Dismissal of Bivens Claims

Agha contends the district court erred by dismissing his constitutional tort claims alleging that former United States Attorney McGivern, Assistant United States Attorney Murphy, and individual defendants Hassan Adam, Despina White, John Brown, Niniv Ibrahim, and Jowdat Yonan, solicited or made defamatory statements about him in answers to interrogatories, testimony, and documents submitted to the court, in the course of defending against Agha's three consolidated actions.

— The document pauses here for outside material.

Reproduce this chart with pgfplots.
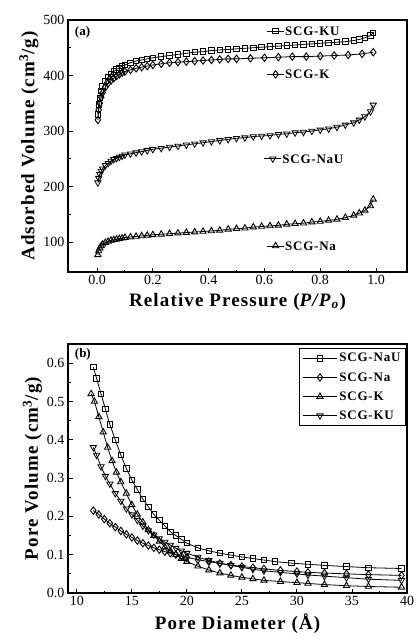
\documentclass[border=0pt]{standalone}
\usepackage{pgfplots}
\pgfplotsset{compat=1.18}
\usepackage{fontspec}
\setmainfont{Liberation Serif}
\newfontfamily\lblfont[LetterSpace=6]{Liberation Serif}
\begin{document}
\begin{tikzpicture}[x=1pt,y=1pt]
\useasboundingbox (0,0) rectangle (416,-639);
\pgfplotsset{
  every axis/.append style={
    scale only axis, width=339pt,
    axis line style={line width=1.1pt},
    tick align=inside, xtick pos=bottom, ytick pos=left,
    minor tick num=1,
    major tick length=4.5pt, minor tick length=2.5pt,
    tick style={line width=0.9pt, black},
    tick label style={font=\fontsize{14}{14}\selectfont},
    label style={font=\fontsize{19}{19}\selectfont\lblfont\bfseries},
    /pgf/number format/assume math mode=true,
    every axis plot/.append style={black, line width=0.8pt, mark size=2.8pt, mark options={solid, fill=white, line width=0.9pt}},
  },
  sq/.style={mark=square, mark size=2.7pt},
  dm/.style={mark=diamond, mark size=3.7pt},
  tu/.style={mark=triangle, mark size=3.6pt},
  td/.style={mark=triangle, mark size=3.6pt, mark options={rotate=180}},
}
% ---------- (a) isotherms ----------
\begin{axis}[
  at={(68pt,-20pt)}, anchor=north west, height=252pt,
  xmin=-0.104, xmax=1.111, ymin=46, ymax=500,
  xtick={0,0.2,...,1.0}, ytick={100,200,...,500},
  xticklabel style={/pgf/number format/.cd, fixed, fixed zerofill, precision=1},
  xlabel={Relative Pressure (\textit{P/P}\textsubscript{\textit{o}})},
  ylabel={Adsorbed Volume (cm\textsuperscript{3}/g)},
  xlabel style={yshift=-1pt}, ylabel style={yshift=-2pt},
]
% SCG-KU
\addplot[sq] coordinates {
(0.003,330) (0.006,348) (0.01,360) (0.015,372) (0.02,380) (0.03,390) (0.04,397) (0.05,403) (0.06,407) (0.07,411) (0.08,414) (0.09,417) (0.1,419) (0.12,423) (0.14,426) (0.16,428) (0.18,430) (0.2,432) (0.23,434) (0.26,436) (0.29,438) (0.32,440) (0.35,442) (0.38,443) (0.41,445) (0.44,446) (0.47,447) (0.5,448) (0.53,449) (0.56,450) (0.59,451) (0.62,452) (0.65,453) (0.68,454) (0.71,455) (0.74,456) (0.77,457) (0.8,458) (0.83,459) (0.86,460) (0.89,461) (0.92,463) (0.94,465) (0.96,468) (0.98,472) (0.99,477)};
% SCG-K
\addplot[dm] coordinates {
(0.003,320) (0.006,338) (0.01,350) (0.015,361) (0.02,369) (0.03,379) (0.04,386) (0.05,391) (0.06,395) (0.07,399) (0.08,402) (0.09,405) (0.1,407) (0.12,410) (0.14,413) (0.16,415) (0.18,417) (0.2,419) (0.23,421) (0.26,423) (0.29,424) (0.32,425) (0.35,426) (0.38,427) (0.41,428) (0.44,429) (0.47,430) (0.5,430) (0.55,431) (0.6,432) (0.65,433) (0.7,434) (0.75,434) (0.8,435) (0.85,436) (0.9,437) (0.95,439) (0.99,442)};
% SCG-NaU
\addplot[td] coordinates {
(0.003,207) (0.006,215) (0.01,222) (0.015,228) (0.02,232) (0.03,238) (0.04,242) (0.05,246) (0.06,249) (0.07,251) (0.08,253) (0.09,255) (0.1,257) (0.12,259) (0.14,261) (0.16,263) (0.18,265) (0.2,267) (0.23,269) (0.26,271) (0.29,273) (0.32,275) (0.35,277) (0.38,279) (0.41,281) (0.44,283) (0.47,285) (0.5,287) (0.53,288) (0.56,290) (0.59,291) (0.62,292) (0.65,294) (0.68,295) (0.71,297) (0.74,298) (0.77,300) (0.8,302) (0.83,304) (0.86,307) (0.89,311) (0.92,315) (0.94,320) (0.96,326) (0.98,335) (0.99,347)};
% SCG-Na
\addplot[tu] coordinates {
(0.003,77) (0.006,84) (0.01,89) (0.015,93) (0.02,96) (0.03,99) (0.04,101) (0.05,103) (0.06,104) (0.07,105) (0.08,106) (0.09,107) (0.1,108) (0.12,109) (0.14,110) (0.16,111) (0.18,112) (0.2,113) (0.23,114) (0.26,115) (0.29,116) (0.32,117) (0.35,118) (0.38,119) (0.41,120) (0.44,121) (0.47,123) (0.5,124) (0.53,125) (0.56,127) (0.59,128) (0.62,129) (0.65,130) (0.68,132) (0.71,133) (0.74,134) (0.77,136) (0.8,137) (0.83,139) (0.86,141) (0.89,144) (0.92,148) (0.94,152) (0.96,157) (0.98,165) (0.99,177)};
% in-plot keys
\addplot[sq, mark indices={2}] coordinates {(0.61,480) (0.64,480) (0.67,480)};
\addplot[dm, mark indices={2}] coordinates {(0.61,402) (0.64,402) (0.67,402)};
\addplot[td, mark indices={2}] coordinates {(0.60,250) (0.63,250) (0.66,250)};
\addplot[tu, mark indices={2}] coordinates {(0.61,93) (0.64,93) (0.67,93)};
\begin{scope}[font=\fontsize{13}{13}\selectfont\lblfont\bfseries]
\node[anchor=west, inner sep=1pt] at (axis cs:0.67,480) {SCG-KU};
\node[anchor=west, inner sep=1pt] at (axis cs:0.67,402) {SCG-K};
\node[anchor=west, inner sep=1pt] at (axis cs:0.66,250) {SCG-NaU};
\node[anchor=west, inner sep=1pt] at (axis cs:0.67,93) {SCG-Na};
\end{scope}
\node[anchor=north west, font=\fontsize{13}{13}\selectfont\bfseries] at (rel axis cs:0.01,0.99) {(a)};
\end{axis}
% ---------- (b) pore size distribution ----------
\begin{axis}[
  at={(68pt,-344pt)}, anchor=north west, height=249pt,
  xmin=9.2, xmax=40, ymin=0, ymax=0.65,
  xtick={10,15,...,40}, ytick={0,0.1,...,0.6},
  yticklabel style={/pgf/number format/.cd, fixed, fixed zerofill, precision=1},
  xlabel={Pore Diameter (Å)},
  ylabel={Pore Volume (cm\textsuperscript{3}/g)},
  xlabel style={yshift=-1pt}, ylabel style={yshift=-2pt},
  legend style={at={(0.997,0.985)}, anchor=north east, draw=black, line width=1.1pt,
    font=\fontsize{13}{13}\selectfont\lblfont\bfseries, row sep=5pt, inner sep=3pt},
  legend cell align=left,
  legend image code/.code={\draw[#1, line width=0.9pt] (0pt,0pt) -- (34pt,0pt); \draw[#1, mark repeat=1] plot coordinates {(17pt,0pt)};},
]
\addplot[sq] coordinates {
(11.5,0.59) (11.8,0.56) (12.2,0.52) (12.6,0.48) (13.0,0.44) (13.5,0.40) (14.0,0.36) (14.5,0.325) (15.0,0.295) (15.5,0.27) (16.0,0.245) (16.5,0.225) (17,0.205) (17.5,0.19) (18,0.175) (18.5,0.16) (19,0.15) (19.5,0.14) (20,0.13) (21,0.118) (22,0.11) (23,0.104) (24,0.099) (25,0.094) (26,0.09) (27,0.086) (28,0.082) (29.5,0.078) (31,0.075) (32.5,0.072) (34.5,0.069) (36.5,0.066) (39.5,0.064)};
\addlegendentry{SCG-NaU}
\addplot[dm] coordinates {
(11.5,0.215) (12,0.205) (12.5,0.193) (13,0.182) (13.5,0.172) (14,0.162) (14.5,0.153) (15,0.145) (15.5,0.137) (16,0.13) (16.5,0.124) (17,0.118) (17.5,0.113) (18,0.108) (18.5,0.104) (19,0.1) (19.5,0.096) (20,0.093) (21,0.087) (22,0.082) (23,0.077) (24,0.073) (25,0.069) (26,0.066) (27,0.063) (28.5,0.059) (30,0.056) (31,0.054) (32.5,0.052) (34.5,0.05) (36.5,0.048) (39.5,0.046)};
\addlegendentry{SCG-Na}
\addplot[tu] coordinates {
(11.3,0.52) (11.6,0.50) (12.0,0.46) (12.4,0.42) (12.8,0.38) (13.2,0.345) (13.6,0.315) (14,0.29) (14.5,0.26) (15,0.23) (15.5,0.205) (16,0.185) (16.5,0.165) (17,0.15) (17.5,0.135) (18,0.12) (18.5,0.11) (19,0.10) (19.5,0.09) (20,0.082) (21,0.07) (22,0.06) (23,0.052) (24,0.046) (25,0.041) (26,0.037) (27,0.033) (28.5,0.03) (30,0.027) (31,0.025) (32.5,0.022) (34.5,0.019) (36.5,0.017) (39.5,0.015)};
\addlegendentry{SCG-K}
\addplot[td] coordinates {
(11.5,0.38) (11.8,0.36) (12.2,0.33) (12.6,0.305) (13,0.285) (13.5,0.26) (14,0.24) (14.5,0.22) (15,0.205) (15.5,0.19) (16,0.175) (16.5,0.163) (17,0.152) (17.5,0.142) (18,0.133) (18.5,0.125) (19,0.117) (19.5,0.11) (20,0.104) (21,0.094) (22,0.085) (23,0.078) (24,0.072) (25,0.067) (26,0.062) (27,0.058) (28.5,0.054) (30,0.05) (31,0.047) (32.5,0.044) (34.5,0.04) (36.5,0.036) (39.5,0.033)};
\addlegendentry{SCG-KU}
\node[anchor=north west, font=\fontsize{13}{13}\selectfont\bfseries] at (rel axis cs:0.01,0.995) {(b)};
\end{axis}
\end{tikzpicture}
\end{document}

Government attorneys are absolutely immune from liability for damages based on their representation of their client in court, including arranging for the presentation of evidence to the court. Fry v. Melaragno, 939 F.2d 832, 835-38 (9th Cir. 1991); See also Blevins v. Ford, 572 F.2d 1336, 1338 (9th Cir. 1978). Accordingly, the district court properly dismissed Agha's claims against Assistant United States Attorney Murphy and former United States Attorney McGivern. See Melaragno, 939 F.2d at 837-38; Ford, 572 F.2d at at 1338. Witnesses in a judicial proceeding are also protected by absolute immunity for damage liability based on their testimony. Ford, 572 F.2d at 1338; see also Holt v. Castaneda, 832 F.2d 123, 124-25 (9th Cir. 1987) (absolute immunity for witnesses applies in both trial and pretrial settings), cert. denied, 485 U.S. 979 (1988). Moreover, the district judge, who also tried Agha's consolidated cases, did not clearly err by finding that the testimony of the witnesses in those cases did not constitute fraudulent misrepresentation, defamation, or invasion of privacy. See Bouman v. Block, 940 F.2d 1211, 1218, 1224 (9th Cir.) (this court upholds district court's factual findings and determinations about a witness's credibility unless clearly erroneous), cert. denied, 112 S. Ct. 640 (1991); Fed. R. Civ. P. 52(a). Accordingly, the district court properly dismissed Agha's claims against the individual witnesses for allegedly defaming him, invading his privacy, and causing him emotional distress by testifying falsely against him. See Castaneda, 832 F.2d at 126.

Vexatious Litigant Order

We review for abuse of discretion the district court's order declaring Agha a vexatious litigant. See Moy v. United States, 906 F.2d 467, 469 (9th Cir. 1990). A district court may enter an appropriately tailored prefiling order in order to prevent relitigation of claims that the court has already found to be without merit. See id. at 470. When the district court entered its prefiling order, Agha had filed fourteen federal lawsuits, all based on his nonselection for employment by the Defense Language Institute, and had repeatedly reasserted claims that the district court had dismissed. The district court's order specified that it would require pre-filing review of any further complaints against nineteen named parties whom Agha had sued in his numerous lawsuits. The district court did not abuse its discretion in entering a prefiling order specifically designed to prevent Agha from bringing the same claims again. See id. at 470.

AFFIRMED.3 

 *

The panel unanimously finds this case suitable for decision without oral argument. Accordingly, appellant's request for oral argument is denied. See Fed. R. App. P. 34(a); 9th Cir.R. 34-4

 **

This disposition is not appropriate for publication and may not be cited to or by the courts of this circuit except as provided by 9th Cir.R. 36-3

 1

Agha also appealed the district court's judgment in favor of the Secretary in the underlying discrimination actions. The background of those actions is summarized in our memorandum decision in Agha v. Secretary of the Army, consolidated appeals Nos. 92-16921, 92-16923, and 92-16924, filed concurrently with this decision. The district court related the instant case to the three employment actions, and dismissed it in its final order on all four cases, entered on October 20, 1992

 2

Agha v. Secretary of the Army, No. 92-16370 (dismissed for failure to prosecute on Dec. 14, 1992

 3

The issue of the denial of preliminary injunctive relief became moot upon entry of the final judgment. See Planned Parenthood v. Arizona, 718 F.2d 938, 9 (9th Cir. 1983)

Appellees' motion to strike certain excerpt excerpts of record is granted. Agha's motion to bar the appellees from proceeding in this appeal is denied.